People drove long distances to be present. I met young people who were in Nashville, hoping to make good in country or bluegrass music. The service was so unstructured that anyone could come up on the platform, or stand where he was, and tell what Jesus meant to him. Don Finto was generally responsible for the meetings. He had been a teacher at David Lipscomb College but was let out in one of their purges. He was joined by several other professors who were guillotined and who helped to start Belmont. It was a church whose time had come.

Actually the church had been there for many years. The father of Norvel Young was one of the elders. But the church was fading into the background as the community changed. It was dying rapidly. Only a handful of people were attending. Most of them were afraid to return at night. Drugs and prostitution were all around them in the streets. Stealing and vandalism took their toll. And then renewal set in. Drug users came back from a living death through Jesus. Young prostitutes found a haven of rest in Jesus. In an amazing fellowship which knew no second-class citizens of the kingdom people were baptized unto a living hope. Obviously there were risks. There are always risks where freedom is found and everything is not cut, dried and stacked beforehand. But it was a great thing to be a part of a congregation which had been resurrected from the dead. It was while I was there that I met the father and mother of Pat Boone. They were gracious, kind and unassuming. We went out to eat together one night so they could tell me their story. They were greatly disturbed when they heard that Pat and Shirley had become wrapped up in the Holy Spirit. They prayed for them every night, asking God to bring them back. They had all been members of the Churches of Christ for years. One night the elder Brother Boone could not sleep, so in the middle of the night he slipped out to read his Bible and pray. While he was praying he became convinced of the presence of the Holy Spirit. He awakened his wife and told her that Pat was right. She arose and prayed and said she experienced the nearness of the Spirit. They were so overjoyed at the discovery that they made the mistake of telling about it next Sunday. Sister Boone was divested of her class which she taught and they were both excommunicated. They were still attending there, however, as they loved those who had treated them so unfairly.

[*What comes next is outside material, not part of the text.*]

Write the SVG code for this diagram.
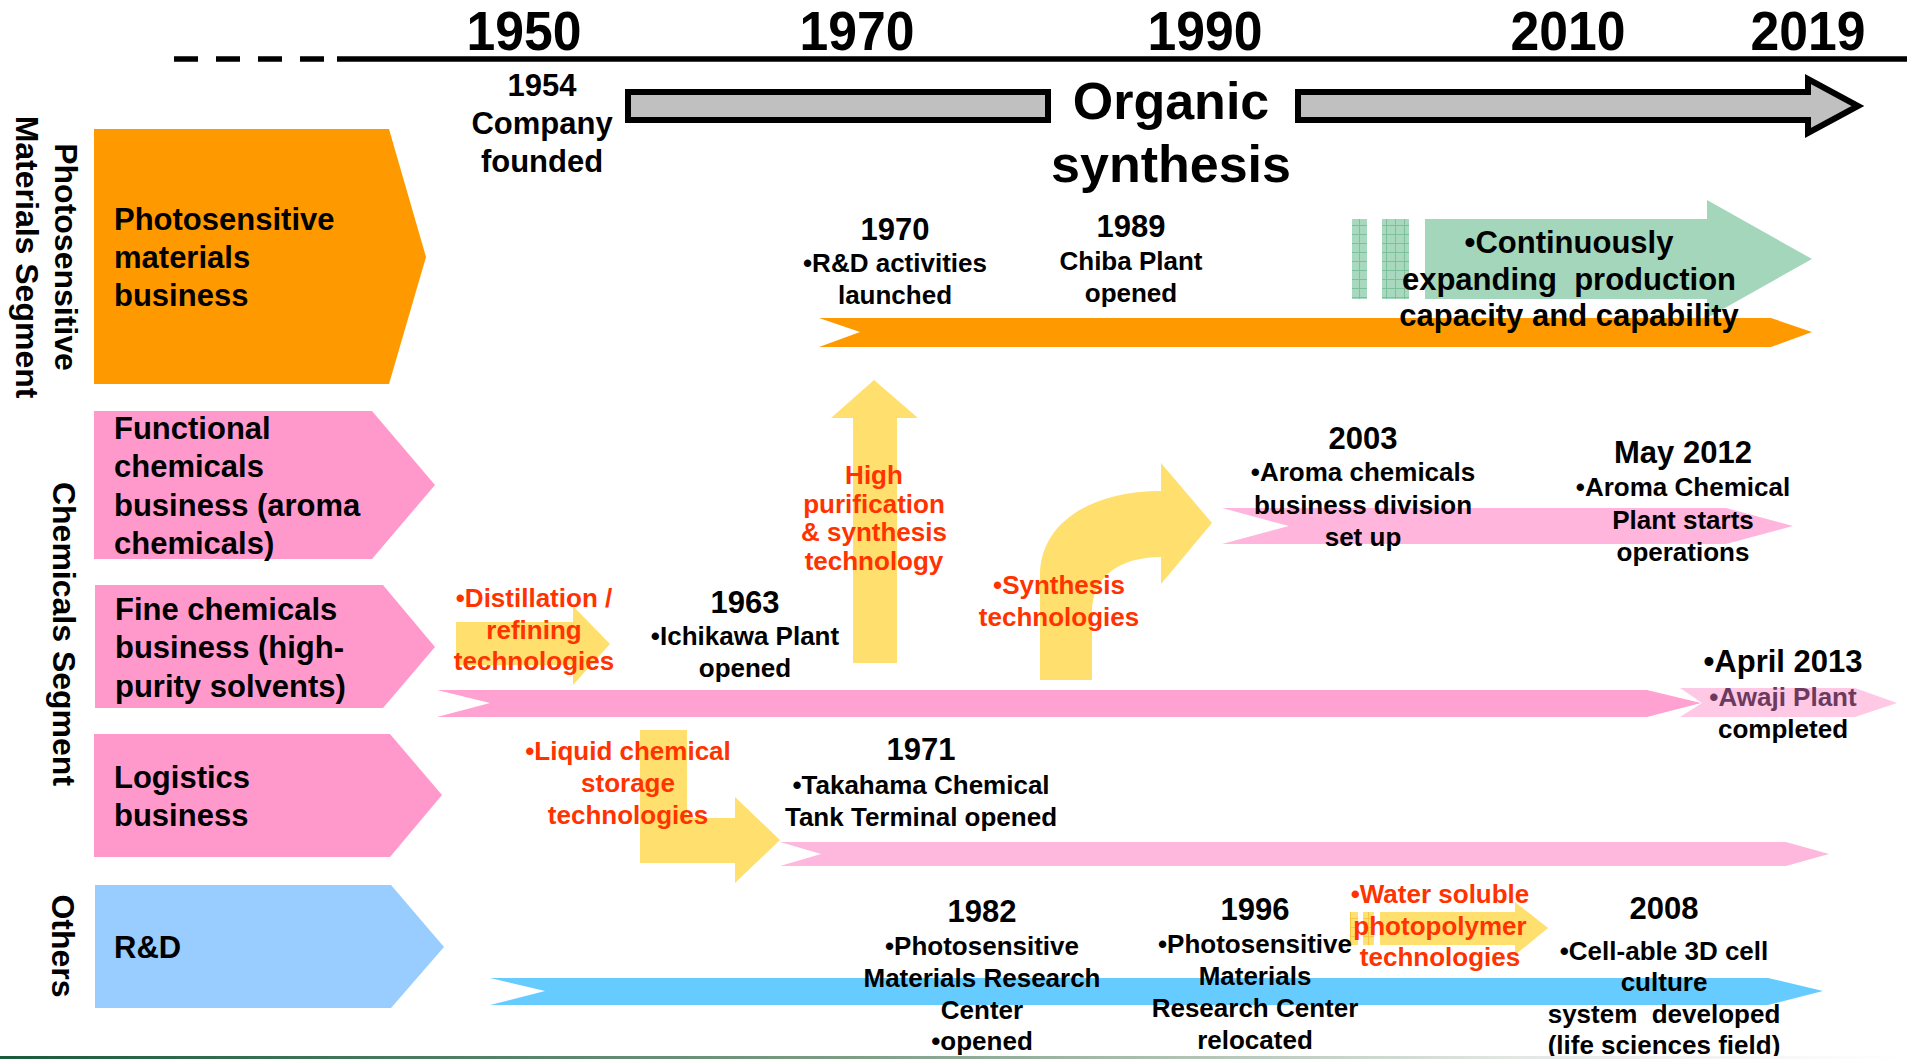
<svg xmlns="http://www.w3.org/2000/svg" width="1907" height="1059" viewBox="0 0 1907 1059">
<defs>
<linearGradient id="footer" x1="0" x2="1" y1="0" y2="0">
<stop offset="0" stop-color="#1A5A3A"/>
<stop offset="0.45" stop-color="#7E9E86"/>
<stop offset="0.8" stop-color="#E4E8E4"/>
<stop offset="1" stop-color="#FFFFFF"/>
</linearGradient>
<pattern id="ggrid" width="9" height="9" patternUnits="userSpaceOnUse">
<rect width="9" height="9" fill="#A8D8BE"/>
<path d="M0 0.5H9M0.5 0V9" stroke="#7CC09C" stroke-width="1"/>
</pattern>
<pattern id="ygrid" width="9" height="9" patternUnits="userSpaceOnUse">
<rect width="9" height="9" fill="#FFE070"/>
<path d="M0 0.5H9M0.5 0V9" stroke="#F5C842" stroke-width="1"/>
</pattern>
</defs>
<style>
text{font-family:"Liberation Sans",Arial,Helvetica,sans-serif;font-weight:bold;fill:#000}
.yr{font-size:31px}
.d{font-size:26px}
.r{font-size:26px;fill:#FF3300}
.c{text-anchor:middle}
.box{font-size:31px}
.seg{font-size:32px;text-anchor:middle}
.axis{font-size:56px;text-anchor:middle}
.org{font-size:52px;text-anchor:middle}
.yel{fill:#FFDF6E}
.gray{fill:#C0C0C0;stroke:#000;stroke-width:6;stroke-linejoin:miter}
</style>
<rect width="1907" height="1059" fill="#FFFFFF"/>

<!-- Axis -->
<g id="axis">
<line x1="174" y1="59" x2="337" y2="59" stroke="#000" stroke-width="5.5" stroke-dasharray="24 18"/>
<line x1="337" y1="59" x2="1907" y2="59" stroke="#000" stroke-width="5.5"/>
<text class="axis" x="524" y="50" textLength="115" lengthAdjust="spacingAndGlyphs">1950</text>
<text class="axis" x="857" y="50" textLength="115" lengthAdjust="spacingAndGlyphs">1970</text>
<text class="axis" x="1205" y="50" textLength="115" lengthAdjust="spacingAndGlyphs">1990</text>
<text class="axis" x="1568" y="50" textLength="115" lengthAdjust="spacingAndGlyphs">2010</text>
<text class="axis" x="1808" y="50" textLength="115" lengthAdjust="spacingAndGlyphs">2019</text>
</g>

<!-- Segment labels -->
<g id="segment-photosensitive">
<text class="seg" transform="translate(55,257) rotate(90)">Photosensitive</text>
<text class="seg" transform="translate(16,257) rotate(90)">Materials Segment</text>
</g>
<g id="segment-chemicals">
<text class="seg" transform="translate(53,634) rotate(90)">Chemicals Segment</text>
</g>
<g id="segment-others">
<text class="seg" transform="translate(52,946) rotate(90)">Others</text>
</g>

<!-- Business nodes -->
<g id="node-photosensitive">
<path d="M94,129 H389 L426,257 L389,384 H94 Z" fill="#FF9900"/>
<text class="box" x="114" y="230">Photosensitive</text>
<text class="box" x="114" y="268">materials</text>
<text class="box" x="114" y="306">business</text>
</g>
<g id="node-functional">
<path d="M94,411 H372 L435,485 L372,559 H94 Z" fill="#FF99CC"/>
<text class="box" x="114" y="439">Functional</text>
<text class="box" x="114" y="477">chemicals</text>
<text class="box" x="114" y="516">business (aroma</text>
<text class="box" x="114" y="554">chemicals)</text>
</g>
<g id="node-fine">
<path d="M95,585 H383 L435,647 L383,708 H95 Z" fill="#FF99CC"/>
<text class="box" x="115" y="620">Fine chemicals</text>
<text class="box" x="115" y="658">business (high-</text>
<text class="box" x="115" y="697">purity solvents)</text>
</g>
<g id="node-logistics">
<path d="M94,734 H390 L442,795 L390,857 H94 Z" fill="#FF99CC"/>
<text class="box" x="114" y="788">Logistics</text>
<text class="box" x="114" y="826">business</text>
</g>
<g id="node-rd">
<path d="M95,885 H391 L444,947 L391,1008 H95 Z" fill="#99CCFF"/>
<text class="box" x="114" y="958">R&amp;D</text>
</g>

<!-- Connectors: timeline bars and arrows -->
<g id="connectors">
<rect class="gray" x="628" y="92" width="420" height="28"/>
<path class="gray" d="M1298,92 H1808 V79 L1858,106 L1808,133 V120 H1298 Z"/>

<rect x="1352" y="219" width="15" height="80" fill="url(#ggrid)"/>
<rect x="1382" y="219" width="27" height="80" fill="url(#ggrid)"/>
<path d="M1425,219 H1707 V200 L1812,259 L1707,318 V299 H1425 Z" fill="#A3D6BA"/>
<path d="M819,318 H1771 L1812,332 L1771,347 H819 L860,332 Z" fill="#FF9900"/>

<path d="M1222,508 H1726 L1793,526 L1726,544 H1222 L1289,526 Z" fill="#FFB5DC"/>

<path d="M1680,688 H1855 L1897,703 L1855,717 H1680 L1702,703 Z" fill="#FFC8E4"/>
<path d="M437,690 H1647 L1701,703 L1647,717 H437 L490,703 Z" fill="#FFA1D1"/>

<path d="M780,842 H1786 L1829,854 L1786,866 H780 L821,854 Z" fill="#FFB8DD"/>

<path d="M490,978 H1768 L1823,991 L1768,1005 H490 L545,991 Z" fill="#66CCFF"/>

<path class="yel" d="M853,663 V418 H831 L874,380 L918,418 H897 V663 Z"/>
<path class="yel" d="M1040,680 V575 C1040,525 1088,491 1161,491 V463 L1212,523 L1161,584 V557 C1118,557 1092,578 1092,612 V680 Z"/>
<path class="yel" d="M456,622 H573 V606 L610,644 L573,685 V665 H456 Z"/>
<path class="yel" d="M640,730 H687 V818 H735 V797 L780,840 L735,883 V863 H640 Z"/>
<rect x="1350" y="912" width="8" height="33" fill="url(#ygrid)"/>
<rect x="1363" y="912" width="11" height="33" fill="url(#ygrid)"/>
<path class="yel" d="M1380,912 H1515 V902 L1548,928 L1515,955 V945 H1380 Z"/>
</g>

<!-- Labels -->
<g id="label-1954">
<text class="yr c" x="542" y="96">1954</text>
<text class="yr c" x="542" y="134">Company</text>
<text class="yr c" x="542" y="172">founded</text>
</g>
<g id="label-organic">
<text class="org" x="1171" y="119">Organic</text>
<text class="org" x="1171" y="182">synthesis</text>
</g>
<g id="label-1970">
<text class="yr c" x="895" y="240">1970</text>
<text class="d c" x="895" y="272">•R&amp;D activities</text>
<text class="d c" x="895" y="304">launched</text>
</g>
<g id="label-1989">
<text class="yr c" x="1131" y="237">1989</text>
<text class="d c" x="1131" y="270">Chiba Plant</text>
<text class="d c" x="1131" y="302">opened</text>
</g>
<g id="label-continuously">
<text class="yr c" x="1569" y="253">•Continuously</text>
<text class="yr c" x="1569" y="290" xml:space="preserve">expanding  production</text>
<text class="yr c" x="1569" y="326">capacity and capability</text>
</g>
<g id="label-high-purification">
<text class="r c" x="874" y="484">High</text>
<text class="r c" x="874" y="513">purification</text>
<text class="r c" x="874" y="541">&amp; synthesis</text>
<text class="r c" x="874" y="570">technology</text>
</g>
<g id="label-synthesis">
<text class="r c" x="1059" y="594">•Synthesis</text>
<text class="r c" x="1059" y="626">technologies</text>
</g>
<g id="label-2003">
<text class="yr c" x="1363" y="449">2003</text>
<text class="d c" x="1363" y="481">•Aroma chemicals</text>
<text class="d c" x="1363" y="514">business division</text>
<text class="d c" x="1363" y="546">set up</text>
</g>
<g id="label-2012">
<text class="yr c" x="1683" y="463">May 2012</text>
<text class="d c" x="1683" y="496">•Aroma Chemical</text>
<text class="d c" x="1683" y="529">Plant starts</text>
<text class="d c" x="1683" y="561">operations</text>
</g>
<g id="label-distillation">
<text class="r c" x="534" y="607">•Distillation /</text>
<text class="r c" x="534" y="639">refining</text>
<text class="r c" x="534" y="670">technologies</text>
</g>
<g id="label-1963">
<text class="yr c" x="745" y="613">1963</text>
<text class="d c" x="745" y="645">•Ichikawa Plant</text>
<text class="d c" x="745" y="677">opened</text>
</g>
<g id="label-2013">
<text class="yr c" x="1783" y="672">•April 2013</text>
<text class="d c" x="1783" y="706" style="fill:#6B3A5E">•Awaji Plant</text>
<text class="d c" x="1783" y="738">completed</text>
</g>
<g id="label-liquid">
<text class="r c" x="628" y="760">•Liquid chemical</text>
<text class="r c" x="628" y="792">storage</text>
<text class="r c" x="628" y="824">technologies</text>
</g>
<g id="label-1971">
<text class="yr c" x="921" y="760">1971</text>
<text class="d c" x="921" y="794">•Takahama Chemical</text>
<text class="d c" x="921" y="826">Tank Terminal opened</text>
</g>
<g id="label-1982">
<text class="yr c" x="982" y="922">1982</text>
<text class="d c" x="982" y="955">•Photosensitive</text>
<text class="d c" x="982" y="987">Materials Research</text>
<text class="d c" x="982" y="1019">Center</text>
<text class="d c" x="982" y="1050">•opened</text>
</g>
<g id="label-1996">
<text class="yr c" x="1255" y="920">1996</text>
<text class="d c" x="1255" y="953">•Photosensitive</text>
<text class="d c" x="1255" y="985">Materials</text>
<text class="d c" x="1255" y="1017">Research Center</text>
<text class="d c" x="1255" y="1049">relocated</text>
</g>
<g id="label-water">
<text class="r c" x="1440" y="903">•Water soluble</text>
<text class="r c" x="1440" y="935">photopolymer</text>
<text class="r c" x="1440" y="966">technologies</text>
</g>
<g id="label-2008">
<text class="yr c" x="1664" y="919">2008</text>
<text class="d c" x="1664" y="960">•Cell-able 3D cell</text>
<text class="d c" x="1664" y="991">culture</text>
<text class="d c" x="1664" y="1023" xml:space="preserve">system  developed</text>
<text class="d c" x="1664" y="1054">(life sciences field)</text>
</g>

<rect x="0" y="1056" width="1907" height="3" fill="url(#footer)"/>
</svg>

Right after I left Nashville I went for a Talkathon to Missouri University. It lasted about nine hours in all. I began at 1 :30 p.m. and closed at 10:30 p.m. Students could come and go as classes or work demanded. The room was always full and some were standing in the hall ready to take the place of those who had to vacate. There was a fifteen minute rest period every two hours. In each segment I spoke for 30 minutes and then answered questions for the remainder of the time. Some of the questions were very interesting. They were the kind you would expect from students who were part of a great university under the domination of humanistic thinking.

We discussed the relativity of truth and I suggested that in its final analysis truth was a person and not a proposition. Jesus declared that he was the way, the truth and the life. Before a proposition can be stated it has to exist first as a concept in a logical mind. I postulated that all truth had to exist in a divine mind. It was a great session.